With these out of the way, I can import my Python statistical toolbox. I create a cell. By default, new cells are code cells.
import numpy as np
import pandas as pd
import matplotlib.pyplot as plt
%matplotlib inline
import seaborn as sns
sns.set_theme()
import statsmodels.formula.api as smf
from scipy import stats
Most of these just import common libraries with shortened names to make them easier to type. The “%matplotlib inline” command is a “magic command” that tells Jupyter to insert any plots into the notebook (Seaborn is a front end to matplotlib for common stats plots). Otherwise, they’ll be displayed in a separate window. The “sns.set_theme()” line tells Seaborn to use its default theme to make plots easier to read.
Importing and Visualizing the data
Descriptive stats, histograms, and scatterplots tell the data’s story
With the libraries imported, I can get to work by importing the data
To do that, I load the data I downloaded into a pandas DataFrame, a rectangular array similar to a spreadsheet.
I’ll import the data using the relative path to where I downloaded it:
screen = pd.read_csv(‘data/ScreenTime vs MentalWellness.csv’)
Next I’ll examine the first few lines of the DataFrame:
screen.head()
I’ll then take descriptive statistics of the numerical columns in the DataFrame.
screen.describe()
These include the mean or average, the standard deviation, the minimum, the 25th percentile or lower quartile, the median or 50th percentile, the 75th percentile or upper quartile, and the maximum value.
I can look at the distribution of a column with a histogram.
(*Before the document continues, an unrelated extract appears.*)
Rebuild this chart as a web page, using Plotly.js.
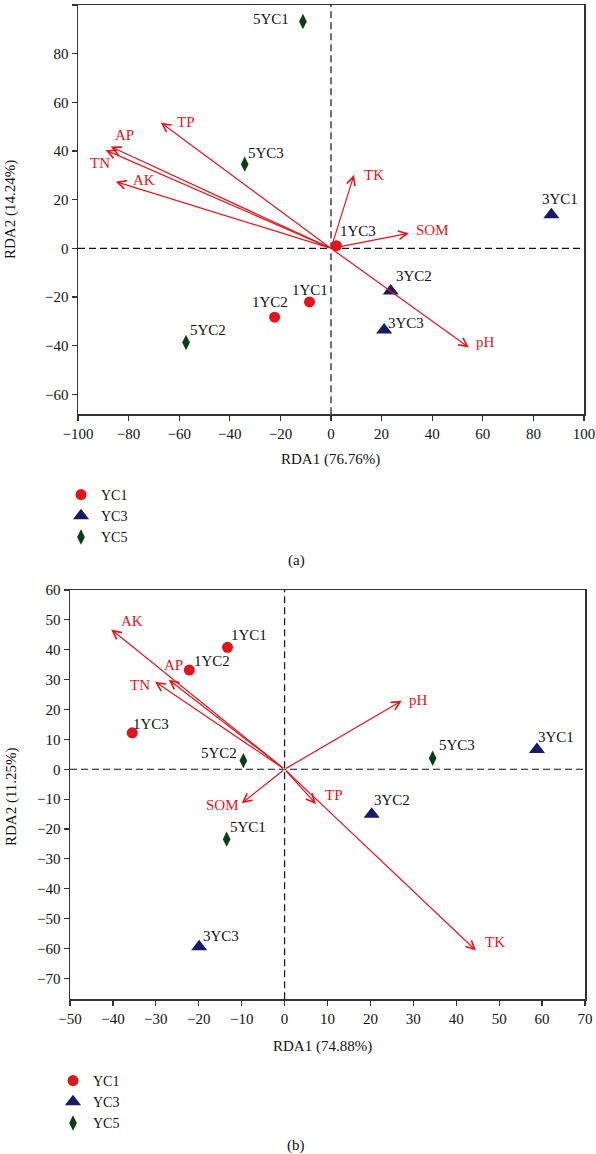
<!DOCTYPE html>
<html><head><meta charset="utf-8">
<script src="https://cdn.plot.ly/plotly-3.0.1.min.js"></script>
<style>html,body{margin:0;padding:0;background:#fff}#chart{width:596px;height:1154px}</style>
</head><body><div id="chart"></div>
<script>
// ---------- Data: panel (a) ----------
const groupNames = ['YC1', 'YC3', 'YC5'];

const aYC1Labels = ['1YC1', '1YC2', '1YC3'];
const aYC1X = [-8.5, -22.3, 2.1];
const aYC1Y = [-22.0, -28.3, 1.1];

const aYC3Labels = ['3YC1', '3YC2', '3YC3'];
const aYC3X = [87.1, 23.6, 21.0];
const aYC3Y = [13.8, -17.5, -33.6];

const aYC5Labels = ['5YC1', '5YC2', '5YC3'];
const aYC5X = [-11.1, -57.3, -34.1];
const aYC5Y = [93.2, -38.7, 34.6];

const aEnvNames = ['TP', 'AP', 'TN', 'AK', 'TK', 'SOM', 'pH'];
const aEnvX = [-67.3, -87.1, -89.1, -85.1, 9.1, 30.8, 54.5];
const aEnvY = [51.7, 41.8, 40.4, 27.4, 30.2, 6.2, -40.7];

const aXTitle = 'RDA1 (76.76%)';
const aYTitle = 'RDA2 (14.24%)';

// ---------- Data: panel (b) ----------
const bYC1Labels = ['1YC1', '1YC2', '1YC3'];
const bYC1X = [-13.3, -22.2, -35.5];
const bYC1Y = [40.8, 33.2, 12.2];

const bYC3Labels = ['3YC1', '3YC2', '3YC3'];
const bYC3X = [58.8, 20.3, -19.9];
const bYC3Y = [6.6, -15.1, -59.4];

const bYC5Labels = ['5YC1', '5YC2', '5YC3'];
const bYC5X = [-13.5, -9.6, 34.5];
const bYC5Y = [-23.4, 2.9, 3.7];

const bEnvNames = ['AK', 'AP', 'TN', 'pH', 'SOM', 'TP', 'TK'];
const bEnvX = [-40.4, -27.0, -30.2, 27.3, -10.0, 7.3, 44.6];
const bEnvY = [46.8, 30.0, 29.3, 22.9, -11.4, -11.6, -60.7];

const bXTitle = 'RDA1 (74.88%)';
const bYTitle = 'RDA2 (11.25%)';

// ---------- Label offsets (pixels, style only) ----------
const aSampleShift = {
  YC1: [[0, 12], [-5, 15], [22, 15]],
  YC3: [[9, 16], [23, 15], [22, 7]],
  YC5: [[-32, 3], [22, 13], [21, 11]]
};
const aEnvShift = [[25, 1], [14, 12], [-6, -13], [28, 2], [20, 0], [24, 3], [17, 5]];
const bSampleShift = {
  YC1: [[21, 12], [23, 9], [19, 9]],
  YC3: [[19, 13], [20, 14], [22, 11]],
  YC5: [[21, 12], [-24, 8], [24, 13]]
};
const bEnvShift = [[21, 8], [5, 15], [-15, -3], [17, 1], [-19, -2], [18, 9], [19, 9]];

// ---------- Styles ----------
const FONT = 'Liberation Serif, Times New Roman, serif';
const RED = '#e6141c';
const styles = {
  YC1: {symbol: 'circle', size: 11, color: '#e3121b'},
  YC3: {symbol: 'triangle-up', size: 14, color: '#151b68'},
  YC5: {symbol: 'diamond-tall', size: 11, color: '#0b3d16'}
};
const W = 596, H = 1154;
const px = v => v / W;
const py = v => 1 - v / H;

const panels = [
  {xa: 'x', ya: 'y', legend: 'legend',
   groups: {YC1: [aYC1Labels, aYC1X, aYC1Y], YC3: [aYC3Labels, aYC3X, aYC3Y], YC5: [aYC5Labels, aYC5X, aYC5Y]},
   env: [aEnvNames, aEnvX, aEnvY], sShift: aSampleShift, eShift: aEnvShift},
  {xa: 'x2', ya: 'y2', legend: 'legend2',
   groups: {YC1: [bYC1Labels, bYC1X, bYC1Y], YC3: [bYC3Labels, bYC3X, bYC3Y], YC5: [bYC5Labels, bYC5X, bYC5Y]},
   env: [bEnvNames, bEnvX, bEnvY], sShift: bSampleShift, eShift: bEnvShift}
];

const traces = [];
const annotations = [];
const shapes = [];

panels.forEach(p => {
  const [en, ex, ey] = p.env;
  en.forEach((name, i) => {
    annotations.push({
      xref: p.xa, yref: p.ya, axref: p.xa, ayref: p.ya,
      x: ex[i], y: ey[i], ax: 0, ay: 0, text: '',
      showarrow: true, arrowhead: 5, arrowsize: 1.4, arrowwidth: 1.2, arrowcolor: RED
    });
    annotations.push({
      xref: p.xa, yref: p.ya, x: ex[i], y: ey[i], text: name, showarrow: false,
      xshift: p.eShift[i][0], yshift: p.eShift[i][1],
      xanchor: 'center', yanchor: 'middle',
      font: {family: FONT, size: 15, color: RED}
    });
  });
  groupNames.forEach(g => {
    const [labels, xs, ys] = p.groups[g];
    traces.push({
      type: 'scatter', mode: 'markers', x: xs, y: ys, name: g,
      xaxis: p.xa, yaxis: p.ya, legend: p.legend, showlegend: true,
      marker: {symbol: styles[g].symbol, size: styles[g].size, color: styles[g].color},
      hoverinfo: 'skip', cliponaxis: false
    });
    labels.forEach((t, i) => {
      annotations.push({
        xref: p.xa, yref: p.ya, x: xs[i], y: ys[i], text: t, showarrow: false,
        xshift: p.sShift[g][i][0], yshift: p.sShift[g][i][1],
        xanchor: 'center', yanchor: 'middle',
        font: {family: FONT, size: 15, color: '#111'}
      });
    });
  });
  const dashLine = {color: '#111', width: 1.2, dash: '7px,4px'};
  shapes.push({type: 'line', layer: 'below', xref: p.xa, yref: p.ya + ' domain', x0: 0, x1: 0, y0: 0, y1: 1, line: dashLine});
  shapes.push({type: 'line', layer: 'below', xref: p.xa + ' domain', yref: p.ya, x0: 0, x1: 1, y0: 0, y1: 0, line: dashLine});
});

const textFont = {family: FONT, size: 15, color: '#111'};
annotations.push({xref: 'paper', yref: 'paper', x: px(330), y: py(460), text: aXTitle, showarrow: false, xanchor: 'center', yanchor: 'middle', font: textFont});
annotations.push({xref: 'paper', yref: 'paper', x: px(10), y: py(210), text: aYTitle, textangle: -90, showarrow: false, xanchor: 'center', yanchor: 'middle', font: textFont});
annotations.push({xref: 'paper', yref: 'paper', x: px(322), y: py(1046), text: bXTitle, showarrow: false, xanchor: 'center', yanchor: 'middle', font: textFont});
annotations.push({xref: 'paper', yref: 'paper', x: px(12), y: py(797), text: bYTitle, textangle: -90, showarrow: false, xanchor: 'center', yanchor: 'middle', font: textFont});
annotations.push({xref: 'paper', yref: 'paper', x: px(296), y: py(560), text: '(a)', showarrow: false, xanchor: 'center', yanchor: 'middle', font: textFont});
annotations.push({xref: 'paper', yref: 'paper', x: px(296), y: py(1145), text: '(b)', showarrow: false, xanchor: 'center', yanchor: 'middle', font: textFont});

const axBase = {
  showgrid: false, zeroline: false, showline: true, mirror: true,
  linecolor: '#333', linewidth: 1.5, ticks: 'outside', ticklen: 5, tickwidth: 1.2, tickcolor: '#333',
  tickfont: {family: FONT, size: 15, color: '#111'}, fixedrange: true
};

const layout = {
  width: W, height: H,
  margin: {l: 0, r: 0, t: 0, b: 0},
  paper_bgcolor: '#fff', plot_bgcolor: '#fff',
  xaxis: Object.assign({}, axBase, {domain: [px(78), px(584)], range: [-100, 100], tick0: -100, dtick: 20, anchor: 'y'}),
  yaxis: Object.assign({}, axBase, {domain: [py(414.3), py(5)], range: [-68.2, 100], tick0: 0, dtick: 20, anchor: 'x'}),
  xaxis2: Object.assign({}, axBase, {domain: [px(70), px(585)], range: [-50, 70], tick0: -50, dtick: 10, anchor: 'y2'}),
  yaxis2: Object.assign({}, axBase, {domain: [py(999.3), py(590)], range: [-77, 60], tick0: 0, dtick: 10, anchor: 'x2'}),
  legend: {x: px(61), y: py(479), xanchor: 'left', yanchor: 'top', bgcolor: 'rgba(0,0,0,0)',
           font: {family: FONT, size: 14, color: '#111'}, itemwidth: 30, tracegroupgap: 0},
  legend2: {x: px(53), y: py(1065), xanchor: 'left', yanchor: 'top', bgcolor: 'rgba(0,0,0,0)',
            font: {family: FONT, size: 14, color: '#111'}, itemwidth: 30, tracegroupgap: 0},
  shapes: shapes,
  annotations: annotations,
  showlegend: true
};

Plotly.newPlot('chart', traces, layout, {staticPlot: true, displayModeBar: false});
</script>
</body></html>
I’ll use Seaborn’s displot function.
Suppose I wanted to look at the distribution of hours of screen time in this sample. I would use something like
sns.displot(x=’screen_time_hours’)
A histogram will tell me what kind of statistical tests I can use later. This histogram appears to be almost normally distributed, with a bell-shaped curve.
Most statistical tests, such as the t-test or analysis of variance (ANOVA), assume data are normally distributed. Using them with skewed datasets can throw off the results. Non-parametric tests can be more accurate in these circumstances.
.
I’m also on the lookout for possible correlations. I can test these by making scatterplots of one variable vs. another.
To display the scatterplot of screen time vs. a self-rated stress score, I can use the relplot function:
sns.relplot(x=”screen_time_hours”,y=”stress_level_0_10″,data=screen)
The scatterplot shows a positive linear relationship, indicating that the stress level rises with more screen time. I can plot the regression line over the scatterplot with the regplot function.
sns.regplot(x=”screen_time_hours”,y=”stress_level_0_10″,data=screen)
Finding correlations
Finding trends and making predictions
While there appears that there’s a correlation between screen time and stress, it’s only a correlation. Screen time doesn’t necessarily cause stress, the plot just shows there’s a relationship between the two.
Seaborn’s regression plot doesn’t give me the values of the linear function. To get the slope for x and the y-intercept for the classic slope-intercept equation y = mx + b that you might remember from high school, I have to use another library.
statsmodels is a library that has many common statistical tests and is particularly designed for regression analysis. It can get regressions using formulas inspired by R, another language popular for statistics and data analysis.
results = smf.ols(‘stress_level_0_10 ~ screen_time_hours’,data=screen).fit()
results.summary()
This will put the regression results into a table in the Jupyter notebook. The table shows the values of the coefficients for the slope-intercept equation. Here, the y-intercept is approximately 2.86, and the slope is 0.59. I can also make a rough prediction of how stressed out a person would be if they reported their screen time by plugging it into the equation.
The hardest part of data analysis is finding it
Kaggle solved a major stumbling block in practicing analyzing data: finding it. I can now find interesting datasets quickly in Kaggle and explore them with my favorite Python libraries. This workflow lets me focus on the data instead of trying to find it.